ENEV 439 Air
Pollution Control (3)
Required course
for majors in the environmental specialty.
Catalog Description:
Principles of control and remediation of
contaminated air.
Emphasis on design of air pollution control strategies for particulates, VOC’s,
SOx, and NOx. Scrubbers, combustion,
and catalytic oxidation. Design project. Spring
semester. Lecture 3 hours.
Prerequisites:
ENGR 222, ENEV 433 with grades of C or
better.
Text book/references:
C.
D. Cooper and F. C. Alley, “Air Pollution
Control: A Design Approach.” 3rd ed. Waveland
Press 2002.
Course Objectives: (numbers in brackets indicate the relationship to engineering program
outcomes)
Familiarize
students with the processes that remove chemical pollutants from flue gas.
·
Students will be
able to apply basic principles of chemistry and physics to chemical and
environmental processes (1).
·
Students will be
able to design unit operations and processes to remove pollutants from flue gas
(2, 4).
Class/laboratory schedule:
Lecture
either three times per week at 50 minutes per class, or two times per week at
75 minutes per class.
Topical Covered:
Week Topic
1
Introduction.
2
When is a
chemical agent a pollutant?
3
Costs.

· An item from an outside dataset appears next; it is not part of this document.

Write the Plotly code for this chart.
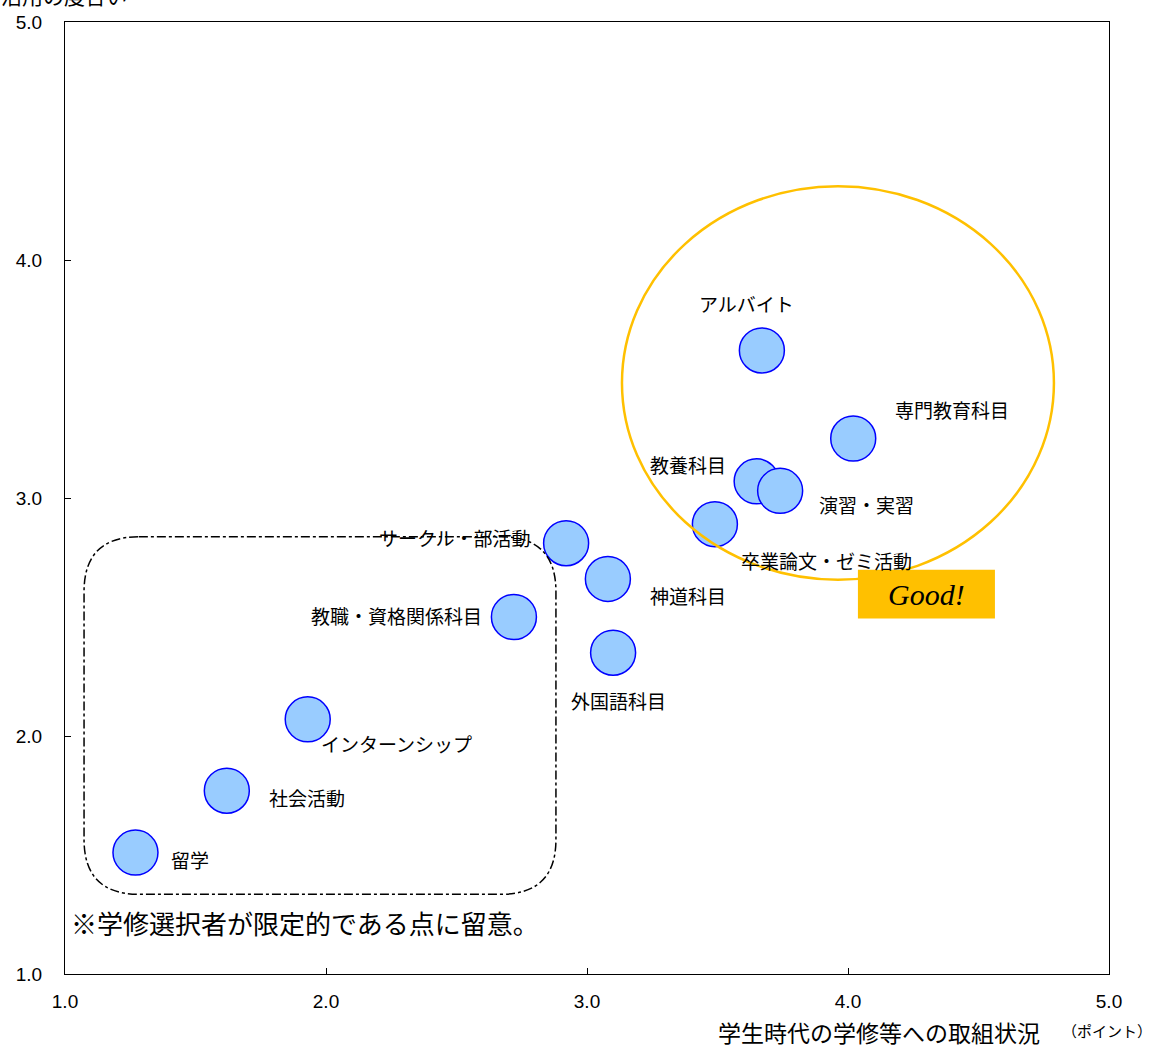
import plotly.graph_objects as go

# ---- data ----
items = ["アルバイト", "専門教育科目", "教養科目", "演習・実習", "卒業論文・ゼミ活動",
         "サークル・部活動", "神道科目", "教職・資格関係科目", "外国語科目",
         "インターンシップ", "社会活動", "留学"]
x_vals = [3.67, 4.02, 3.65, 3.74, 3.49, 2.92, 3.08, 2.72, 3.10, 1.93, 1.62, 1.27]
y_vals = [3.62, 3.25, 3.07, 3.03, 2.89, 2.81, 2.66, 2.50, 2.35, 2.07, 1.77, 1.51]
tick_vals = [1.0, 2.0, 3.0, 4.0, 5.0]
tick_text = ["1.0", "2.0", "3.0", "4.0", "5.0"]

# label pixel offsets (style only)
label_dx = [-15, 99, -69, 86, 112, -112, 80, -117, 5, 89, 80, 55]
label_dy = [47, 29, 17, -14, -36, 6, -17, 2, -48, -24, -7, -7]

JP = "Noto Sans CJK JP"
LAT = "Liberation Sans, Arial"

fig = go.Figure()
fig.add_trace(go.Scatter(
    x=x_vals, y=y_vals, mode="markers",
    marker=dict(size=45, color="#99CCFF", line=dict(color="#0000FF", width=1.5)),
    hoverinfo="text", text=items, showlegend=False, cliponaxis=False))

for name, xv, yv, dx, dy in zip(items, x_vals, y_vals, label_dx, label_dy):
    fig.add_annotation(x=xv, y=yv, xref="x", yref="y", text=name, showarrow=False,
                       xshift=dx, yshift=dy, font=dict(family=JP, size=19, color="#000000"))

shapes = []
# orange ellipse
shapes.append(dict(type="circle", xref="x", yref="y", x0=3.134, x1=4.789, y0=2.657, y1=4.310,
                   line=dict(color="#FFC000", width=2.5), layer="above"))
# rounded dash-dot box
bx0, bx1, by0, by1 = 1.073, 2.881, 1.335, 2.837
rx, ry = 0.21, 0.23
path = (f"M {bx0+rx},{by1} L {bx1-rx},{by1} Q {bx1},{by1} {bx1},{by1-ry} "
        f"L {bx1},{by0+ry} Q {bx1},{by0} {bx1-rx},{by0} "
        f"L {bx0+rx},{by0} Q {bx0},{by0} {bx0},{by0+ry} "
        f"L {bx0},{by1-ry} Q {bx0},{by1} {bx0+rx},{by1} Z")
shapes.append(dict(type="path", xref="x", yref="y", path=path,
                   line=dict(color="#000000", width=1.5, dash="dashdot"), layer="above"))
# Good! box
shapes.append(dict(type="rect", xref="x", yref="y", x0=4.038, x1=4.563, y0=2.494, y1=2.699,
                   fillcolor="#FFC000", line=dict(width=0), layer="above"))
fig.update_layout(shapes=shapes)

fig.add_annotation(x=(4.038 + 4.563) / 2, y=(2.494 + 2.699) / 2, xref="x", yref="y",
                   text="<i>Good!</i>", showarrow=False,
                   font=dict(family="Liberation Serif, Times New Roman", size=30, color="#000000"))

fig.add_annotation(x=1.015, y=1.218, xref="x", yref="y", xanchor="left",
                   text="※学修選択者が限定的である点に留意。",
                   showarrow=False, font=dict(family=JP, size=26, color="#000000"))

# axis titles
fig.add_annotation(xref="paper", yref="paper", x=1.0, y=0, xanchor="right", yanchor="middle",
                   xshift=-68, yshift=-58, borderpad=0, text="学生時代の学修等への取組状況",
                   showarrow=False, font=dict(family=JP, size=23, color="#000000"))
fig.add_annotation(xref="paper", yref="paper", x=1.0, y=0, xanchor="left", yanchor="middle",
                   xshift=-48, yshift=-56, borderpad=0, text="（ポイント）", showarrow=False,
                   font=dict(family=JP, size=15, color="#000000"))
fig.add_annotation(xref="paper", yref="paper", x=0, y=1, xanchor="left", yanchor="bottom",
                   xshift=-66, yshift=10, text="活用の度合い", showarrow=False,
                   font=dict(family=JP, size=21, color="#000000"))

axis_common = dict(range=[1.0, 5.0], tickvals=tick_vals, ticktext=tick_text,
                   showgrid=False, zeroline=False, showline=True, linecolor="#000000",
                   linewidth=1, mirror=True, ticks="inside", ticklen=6, tickcolor="#000000",
                   tickfont=dict(family=LAT, size=19, color="#000000"))
fig.update_xaxes(**axis_common, ticklabelstandoff=10)
fig.update_yaxes(**axis_common, ticklabelstandoff=18)

fig.update_layout(width=1153, height=1046, margin=dict(l=65, r=44, t=18, b=72),
                  plot_bgcolor="#FFFFFF", paper_bgcolor="#FFFFFF", showlegend=False)

fig.write_html("out.html")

Often
costs (not technology) determine how much pollution we live with.
4
The Big 3 of air
pollution: VOC’s, SO2, and NOx.
5
Combustion and
VOC incinerators.
6
Continued
7
Continued
8
Catalytic
oxidation – the catalytic converter.
9
Carbon
adsorption.
10
Continued
11
Gas absorption.
12
SO2
Scrubbers.
13
Continued
14
NOx
control.
15
Membrane
separations using solid and liquid membranes.
Contribution to Professional Component:
Contributes toward the 1.5 years of engineering topics
as a 3 credit hour course with environmental, health, and economic
considerations in engineering sciences and engineering design.
Relationship of course to program outcomes
This
course supports engineering outcomes 1, 2, and 4.